Supplied information
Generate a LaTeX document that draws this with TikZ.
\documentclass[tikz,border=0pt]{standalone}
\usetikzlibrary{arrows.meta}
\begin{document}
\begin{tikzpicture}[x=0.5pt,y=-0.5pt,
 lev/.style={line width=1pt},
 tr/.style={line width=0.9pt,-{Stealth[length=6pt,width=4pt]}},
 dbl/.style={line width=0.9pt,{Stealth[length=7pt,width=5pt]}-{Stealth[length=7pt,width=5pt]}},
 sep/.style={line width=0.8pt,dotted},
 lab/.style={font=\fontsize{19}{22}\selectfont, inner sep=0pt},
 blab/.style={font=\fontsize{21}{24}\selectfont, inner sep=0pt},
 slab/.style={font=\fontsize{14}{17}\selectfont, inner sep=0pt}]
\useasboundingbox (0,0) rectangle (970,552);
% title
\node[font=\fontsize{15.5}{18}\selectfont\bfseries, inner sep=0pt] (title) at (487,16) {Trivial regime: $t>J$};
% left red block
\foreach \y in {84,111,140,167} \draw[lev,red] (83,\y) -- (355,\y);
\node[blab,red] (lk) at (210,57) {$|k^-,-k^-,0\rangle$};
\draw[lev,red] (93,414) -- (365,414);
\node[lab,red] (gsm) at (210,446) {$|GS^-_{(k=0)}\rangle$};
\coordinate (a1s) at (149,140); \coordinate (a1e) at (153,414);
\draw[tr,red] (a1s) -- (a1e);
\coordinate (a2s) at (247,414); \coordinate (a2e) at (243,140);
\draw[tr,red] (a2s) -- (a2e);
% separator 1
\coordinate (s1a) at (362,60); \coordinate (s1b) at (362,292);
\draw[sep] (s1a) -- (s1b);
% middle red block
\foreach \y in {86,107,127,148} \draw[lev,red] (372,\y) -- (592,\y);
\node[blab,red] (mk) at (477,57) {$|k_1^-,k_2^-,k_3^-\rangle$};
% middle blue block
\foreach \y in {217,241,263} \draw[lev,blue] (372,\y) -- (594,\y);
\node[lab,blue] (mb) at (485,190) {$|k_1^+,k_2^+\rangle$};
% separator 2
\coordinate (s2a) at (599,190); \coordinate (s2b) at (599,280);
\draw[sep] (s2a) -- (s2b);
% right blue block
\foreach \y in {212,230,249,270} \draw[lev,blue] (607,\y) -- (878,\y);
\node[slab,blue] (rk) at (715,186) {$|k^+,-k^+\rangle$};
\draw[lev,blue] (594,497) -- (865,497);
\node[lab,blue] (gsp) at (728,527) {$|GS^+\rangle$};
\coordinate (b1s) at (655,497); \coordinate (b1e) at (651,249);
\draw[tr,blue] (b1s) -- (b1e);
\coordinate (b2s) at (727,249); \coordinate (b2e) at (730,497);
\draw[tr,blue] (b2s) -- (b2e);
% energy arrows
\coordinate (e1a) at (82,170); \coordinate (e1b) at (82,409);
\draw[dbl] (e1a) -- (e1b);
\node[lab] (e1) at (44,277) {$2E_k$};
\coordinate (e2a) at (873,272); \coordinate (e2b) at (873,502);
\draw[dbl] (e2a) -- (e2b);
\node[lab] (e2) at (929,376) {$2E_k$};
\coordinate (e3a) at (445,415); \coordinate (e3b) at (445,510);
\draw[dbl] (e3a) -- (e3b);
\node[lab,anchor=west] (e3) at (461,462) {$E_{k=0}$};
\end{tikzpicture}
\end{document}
---
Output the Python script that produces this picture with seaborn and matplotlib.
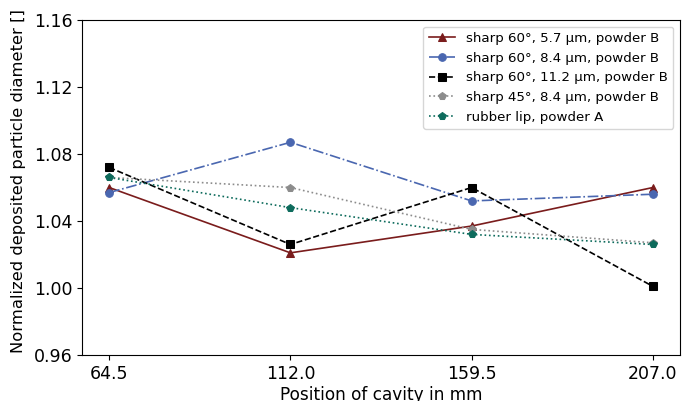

What you will do
Copy out every line that includes the word "this".

Task output
Generate a LaTeX document that draws this with TikZ.
Output the Python script that produces this picture with seaborn and matplotlib.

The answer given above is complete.